§ WORK TO BE COMPLETED:
List each line of the data that holds the word "this".

§ MATERIALS PROVIDED:
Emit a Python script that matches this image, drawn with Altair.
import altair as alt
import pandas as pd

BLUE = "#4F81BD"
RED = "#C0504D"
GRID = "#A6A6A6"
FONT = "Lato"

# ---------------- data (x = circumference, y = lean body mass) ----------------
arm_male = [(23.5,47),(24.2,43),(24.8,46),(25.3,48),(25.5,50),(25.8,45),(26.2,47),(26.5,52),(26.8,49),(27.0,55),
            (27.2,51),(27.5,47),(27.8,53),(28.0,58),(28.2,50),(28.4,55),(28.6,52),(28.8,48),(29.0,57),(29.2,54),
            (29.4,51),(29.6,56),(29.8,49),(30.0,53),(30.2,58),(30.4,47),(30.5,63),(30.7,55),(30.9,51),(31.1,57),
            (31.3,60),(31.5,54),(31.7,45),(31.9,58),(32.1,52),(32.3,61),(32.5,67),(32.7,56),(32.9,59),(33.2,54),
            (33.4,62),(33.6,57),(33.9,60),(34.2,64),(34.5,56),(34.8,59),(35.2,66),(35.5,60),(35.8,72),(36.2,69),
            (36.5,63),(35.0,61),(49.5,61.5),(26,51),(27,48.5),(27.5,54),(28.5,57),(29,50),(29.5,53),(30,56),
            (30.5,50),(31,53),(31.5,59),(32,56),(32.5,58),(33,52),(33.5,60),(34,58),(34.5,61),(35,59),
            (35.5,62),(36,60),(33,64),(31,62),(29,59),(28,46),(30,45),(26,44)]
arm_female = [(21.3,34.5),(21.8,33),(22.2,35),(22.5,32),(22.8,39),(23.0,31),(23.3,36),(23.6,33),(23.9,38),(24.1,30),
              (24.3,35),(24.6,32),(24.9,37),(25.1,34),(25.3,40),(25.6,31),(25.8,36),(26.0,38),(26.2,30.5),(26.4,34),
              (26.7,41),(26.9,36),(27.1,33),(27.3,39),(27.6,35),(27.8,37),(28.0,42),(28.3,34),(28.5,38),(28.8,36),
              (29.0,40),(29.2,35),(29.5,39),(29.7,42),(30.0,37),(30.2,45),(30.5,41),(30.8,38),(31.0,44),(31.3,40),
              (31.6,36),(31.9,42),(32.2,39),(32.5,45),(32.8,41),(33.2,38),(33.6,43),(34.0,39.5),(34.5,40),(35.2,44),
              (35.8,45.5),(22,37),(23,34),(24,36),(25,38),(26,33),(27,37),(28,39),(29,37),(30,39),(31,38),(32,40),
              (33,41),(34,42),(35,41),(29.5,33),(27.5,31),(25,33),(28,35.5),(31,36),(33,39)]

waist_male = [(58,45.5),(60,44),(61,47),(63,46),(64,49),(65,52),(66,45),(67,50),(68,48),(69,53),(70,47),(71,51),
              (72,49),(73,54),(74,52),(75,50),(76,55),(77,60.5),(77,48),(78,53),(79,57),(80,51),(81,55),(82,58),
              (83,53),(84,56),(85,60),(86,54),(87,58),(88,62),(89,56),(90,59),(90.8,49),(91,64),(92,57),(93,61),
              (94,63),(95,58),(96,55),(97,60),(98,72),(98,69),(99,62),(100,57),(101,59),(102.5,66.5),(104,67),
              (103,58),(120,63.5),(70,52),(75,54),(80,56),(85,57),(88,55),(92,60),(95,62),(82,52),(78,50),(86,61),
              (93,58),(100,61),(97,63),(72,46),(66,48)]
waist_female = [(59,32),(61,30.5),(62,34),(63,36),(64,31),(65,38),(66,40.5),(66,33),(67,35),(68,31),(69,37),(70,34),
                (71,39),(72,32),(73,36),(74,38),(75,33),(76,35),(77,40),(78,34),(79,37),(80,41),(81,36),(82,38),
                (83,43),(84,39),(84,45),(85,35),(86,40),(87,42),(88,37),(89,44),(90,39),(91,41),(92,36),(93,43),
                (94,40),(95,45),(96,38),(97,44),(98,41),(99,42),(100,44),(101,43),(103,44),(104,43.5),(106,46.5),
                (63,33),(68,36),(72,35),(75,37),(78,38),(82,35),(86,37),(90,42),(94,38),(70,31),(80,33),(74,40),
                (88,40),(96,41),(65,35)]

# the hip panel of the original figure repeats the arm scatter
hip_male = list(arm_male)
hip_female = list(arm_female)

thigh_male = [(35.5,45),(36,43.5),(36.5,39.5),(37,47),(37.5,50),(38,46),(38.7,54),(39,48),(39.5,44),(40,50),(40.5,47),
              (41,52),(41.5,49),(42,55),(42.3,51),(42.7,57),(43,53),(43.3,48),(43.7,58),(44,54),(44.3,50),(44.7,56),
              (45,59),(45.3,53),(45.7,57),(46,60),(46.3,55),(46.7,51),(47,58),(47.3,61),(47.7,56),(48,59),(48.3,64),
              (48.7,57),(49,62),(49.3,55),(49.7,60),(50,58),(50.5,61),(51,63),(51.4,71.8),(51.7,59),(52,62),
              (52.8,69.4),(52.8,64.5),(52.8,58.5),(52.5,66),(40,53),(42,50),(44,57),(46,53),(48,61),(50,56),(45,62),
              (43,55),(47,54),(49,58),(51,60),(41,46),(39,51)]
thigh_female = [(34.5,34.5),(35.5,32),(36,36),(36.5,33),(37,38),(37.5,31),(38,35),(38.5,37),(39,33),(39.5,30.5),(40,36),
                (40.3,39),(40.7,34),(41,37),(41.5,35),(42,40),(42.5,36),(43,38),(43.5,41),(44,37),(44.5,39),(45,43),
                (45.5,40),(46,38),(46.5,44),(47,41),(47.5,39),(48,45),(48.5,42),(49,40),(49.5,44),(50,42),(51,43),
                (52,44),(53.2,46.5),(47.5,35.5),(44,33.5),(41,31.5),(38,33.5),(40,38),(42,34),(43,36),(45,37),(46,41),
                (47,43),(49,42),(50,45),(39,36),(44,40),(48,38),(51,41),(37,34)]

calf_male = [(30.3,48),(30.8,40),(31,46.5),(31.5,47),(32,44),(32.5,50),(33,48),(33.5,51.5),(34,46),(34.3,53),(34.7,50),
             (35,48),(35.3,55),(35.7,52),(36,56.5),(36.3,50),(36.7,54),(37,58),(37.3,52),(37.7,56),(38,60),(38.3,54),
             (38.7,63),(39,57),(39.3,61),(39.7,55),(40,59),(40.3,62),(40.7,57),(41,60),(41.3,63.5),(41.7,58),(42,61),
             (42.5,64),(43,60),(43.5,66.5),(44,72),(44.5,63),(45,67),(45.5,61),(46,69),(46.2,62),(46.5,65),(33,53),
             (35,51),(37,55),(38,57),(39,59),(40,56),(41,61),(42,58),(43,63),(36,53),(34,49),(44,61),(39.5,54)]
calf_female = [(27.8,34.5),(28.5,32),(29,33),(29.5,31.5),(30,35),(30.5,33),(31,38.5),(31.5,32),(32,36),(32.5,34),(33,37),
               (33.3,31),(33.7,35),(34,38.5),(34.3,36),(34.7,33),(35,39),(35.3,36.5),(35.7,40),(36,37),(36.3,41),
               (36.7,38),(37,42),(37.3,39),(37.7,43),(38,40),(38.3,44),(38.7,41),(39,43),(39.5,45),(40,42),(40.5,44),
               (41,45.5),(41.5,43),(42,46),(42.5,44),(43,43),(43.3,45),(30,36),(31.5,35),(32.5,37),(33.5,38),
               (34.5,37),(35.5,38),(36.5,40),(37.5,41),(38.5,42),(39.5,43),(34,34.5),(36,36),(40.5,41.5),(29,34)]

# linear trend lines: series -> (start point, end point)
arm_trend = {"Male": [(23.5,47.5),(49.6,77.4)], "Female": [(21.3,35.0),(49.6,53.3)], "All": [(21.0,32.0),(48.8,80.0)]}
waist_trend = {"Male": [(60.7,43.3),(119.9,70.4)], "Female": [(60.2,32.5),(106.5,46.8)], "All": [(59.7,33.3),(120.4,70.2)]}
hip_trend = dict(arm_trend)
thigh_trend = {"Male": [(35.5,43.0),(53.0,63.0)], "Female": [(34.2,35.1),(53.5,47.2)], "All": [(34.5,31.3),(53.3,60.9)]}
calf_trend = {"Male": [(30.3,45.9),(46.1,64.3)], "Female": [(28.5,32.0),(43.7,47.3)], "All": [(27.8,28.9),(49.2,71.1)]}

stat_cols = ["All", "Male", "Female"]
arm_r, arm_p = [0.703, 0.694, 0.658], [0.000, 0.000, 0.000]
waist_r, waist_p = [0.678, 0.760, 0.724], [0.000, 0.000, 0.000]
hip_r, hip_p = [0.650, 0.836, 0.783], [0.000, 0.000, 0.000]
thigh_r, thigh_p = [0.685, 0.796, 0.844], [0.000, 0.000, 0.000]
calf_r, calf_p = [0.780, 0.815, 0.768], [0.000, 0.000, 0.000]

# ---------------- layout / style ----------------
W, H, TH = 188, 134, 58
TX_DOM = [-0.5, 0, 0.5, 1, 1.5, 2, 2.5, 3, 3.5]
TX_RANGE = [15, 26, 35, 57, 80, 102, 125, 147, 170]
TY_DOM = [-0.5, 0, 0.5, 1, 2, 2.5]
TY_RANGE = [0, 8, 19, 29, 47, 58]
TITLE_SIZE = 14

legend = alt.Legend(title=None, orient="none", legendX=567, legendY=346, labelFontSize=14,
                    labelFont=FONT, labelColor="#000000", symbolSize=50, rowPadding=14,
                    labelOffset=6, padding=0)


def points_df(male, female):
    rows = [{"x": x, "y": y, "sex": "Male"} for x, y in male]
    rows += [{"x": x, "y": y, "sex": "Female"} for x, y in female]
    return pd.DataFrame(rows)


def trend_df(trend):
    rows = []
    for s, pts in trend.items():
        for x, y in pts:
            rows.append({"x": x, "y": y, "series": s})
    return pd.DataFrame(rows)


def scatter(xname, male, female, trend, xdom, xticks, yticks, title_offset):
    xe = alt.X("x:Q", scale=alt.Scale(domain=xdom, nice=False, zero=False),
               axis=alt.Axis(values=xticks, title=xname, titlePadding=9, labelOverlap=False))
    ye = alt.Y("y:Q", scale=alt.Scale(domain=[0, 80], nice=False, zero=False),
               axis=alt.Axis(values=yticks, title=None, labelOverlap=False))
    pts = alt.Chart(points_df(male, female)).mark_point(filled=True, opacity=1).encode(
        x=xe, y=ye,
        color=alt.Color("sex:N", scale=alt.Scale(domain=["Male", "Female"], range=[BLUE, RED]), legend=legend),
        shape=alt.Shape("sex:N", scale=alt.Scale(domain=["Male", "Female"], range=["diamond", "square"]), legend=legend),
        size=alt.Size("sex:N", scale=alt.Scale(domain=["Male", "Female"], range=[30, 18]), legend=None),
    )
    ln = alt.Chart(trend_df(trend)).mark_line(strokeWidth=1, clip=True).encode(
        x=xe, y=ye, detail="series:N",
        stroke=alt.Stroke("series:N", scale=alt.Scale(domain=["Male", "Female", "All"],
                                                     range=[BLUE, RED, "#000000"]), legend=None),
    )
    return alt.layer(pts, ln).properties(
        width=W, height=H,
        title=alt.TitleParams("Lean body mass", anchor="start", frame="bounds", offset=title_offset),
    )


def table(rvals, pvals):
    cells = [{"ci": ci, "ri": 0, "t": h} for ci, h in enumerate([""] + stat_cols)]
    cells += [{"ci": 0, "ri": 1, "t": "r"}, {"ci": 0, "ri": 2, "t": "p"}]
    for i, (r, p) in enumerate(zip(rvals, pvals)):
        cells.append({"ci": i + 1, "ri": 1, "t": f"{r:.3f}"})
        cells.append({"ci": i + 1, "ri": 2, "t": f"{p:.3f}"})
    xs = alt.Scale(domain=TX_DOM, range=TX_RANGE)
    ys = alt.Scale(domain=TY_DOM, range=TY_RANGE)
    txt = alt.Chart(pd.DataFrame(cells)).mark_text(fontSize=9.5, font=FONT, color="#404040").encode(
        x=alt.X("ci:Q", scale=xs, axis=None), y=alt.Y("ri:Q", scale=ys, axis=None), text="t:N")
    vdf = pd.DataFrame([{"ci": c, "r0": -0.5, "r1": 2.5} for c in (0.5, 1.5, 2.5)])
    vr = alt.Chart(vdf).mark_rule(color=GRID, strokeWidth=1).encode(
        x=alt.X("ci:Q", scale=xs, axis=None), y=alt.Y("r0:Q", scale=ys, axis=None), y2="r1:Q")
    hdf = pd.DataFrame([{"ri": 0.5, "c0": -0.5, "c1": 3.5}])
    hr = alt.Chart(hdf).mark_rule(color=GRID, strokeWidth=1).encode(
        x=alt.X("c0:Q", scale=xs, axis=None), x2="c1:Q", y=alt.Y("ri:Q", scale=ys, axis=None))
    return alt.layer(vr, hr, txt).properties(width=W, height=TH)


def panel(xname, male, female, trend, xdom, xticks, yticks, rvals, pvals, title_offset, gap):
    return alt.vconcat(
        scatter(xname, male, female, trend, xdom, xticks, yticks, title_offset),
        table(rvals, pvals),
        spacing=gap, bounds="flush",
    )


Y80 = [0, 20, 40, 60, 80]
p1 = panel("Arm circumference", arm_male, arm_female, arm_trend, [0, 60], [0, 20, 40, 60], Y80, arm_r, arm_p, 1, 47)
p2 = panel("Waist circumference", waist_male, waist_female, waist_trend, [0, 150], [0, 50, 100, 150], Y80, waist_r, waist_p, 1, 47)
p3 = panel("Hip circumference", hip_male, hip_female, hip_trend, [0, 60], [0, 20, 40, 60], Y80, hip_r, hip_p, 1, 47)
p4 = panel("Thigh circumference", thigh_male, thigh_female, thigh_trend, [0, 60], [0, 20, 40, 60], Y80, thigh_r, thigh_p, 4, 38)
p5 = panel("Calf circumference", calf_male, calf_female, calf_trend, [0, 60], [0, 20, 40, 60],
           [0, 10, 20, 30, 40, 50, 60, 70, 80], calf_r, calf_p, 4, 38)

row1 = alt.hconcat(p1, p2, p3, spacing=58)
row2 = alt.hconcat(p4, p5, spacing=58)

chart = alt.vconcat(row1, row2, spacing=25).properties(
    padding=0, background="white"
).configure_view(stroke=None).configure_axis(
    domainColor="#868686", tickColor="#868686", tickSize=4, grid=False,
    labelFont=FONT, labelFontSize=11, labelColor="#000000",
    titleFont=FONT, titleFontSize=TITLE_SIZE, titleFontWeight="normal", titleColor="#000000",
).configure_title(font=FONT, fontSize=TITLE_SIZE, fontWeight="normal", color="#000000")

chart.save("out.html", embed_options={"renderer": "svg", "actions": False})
--
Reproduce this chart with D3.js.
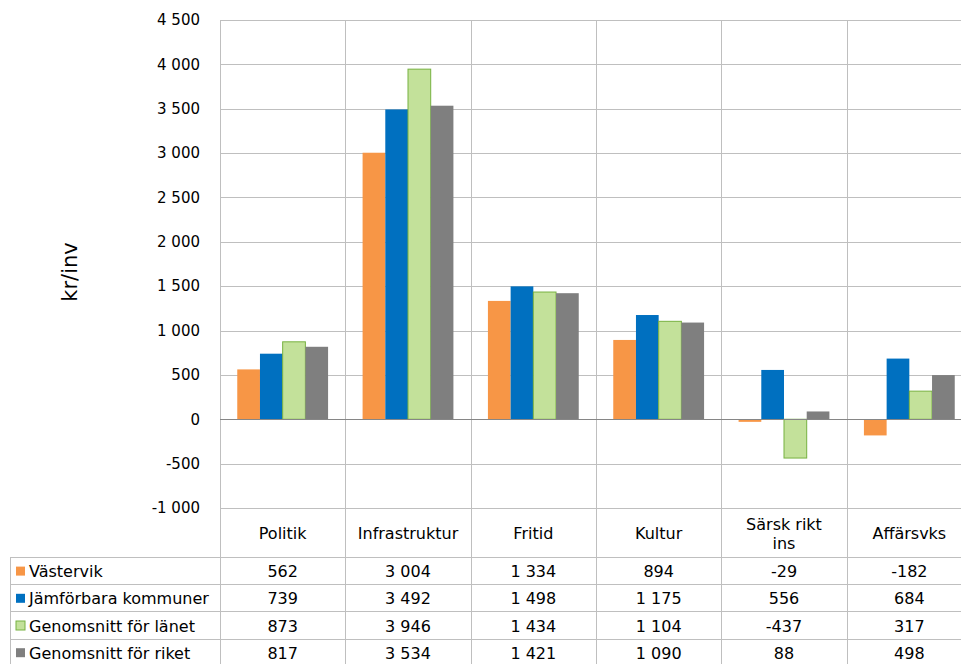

§ ANSWER:
Emit a Python script that matches this image, drawn with Altair.
Reproduce this chart with D3.js.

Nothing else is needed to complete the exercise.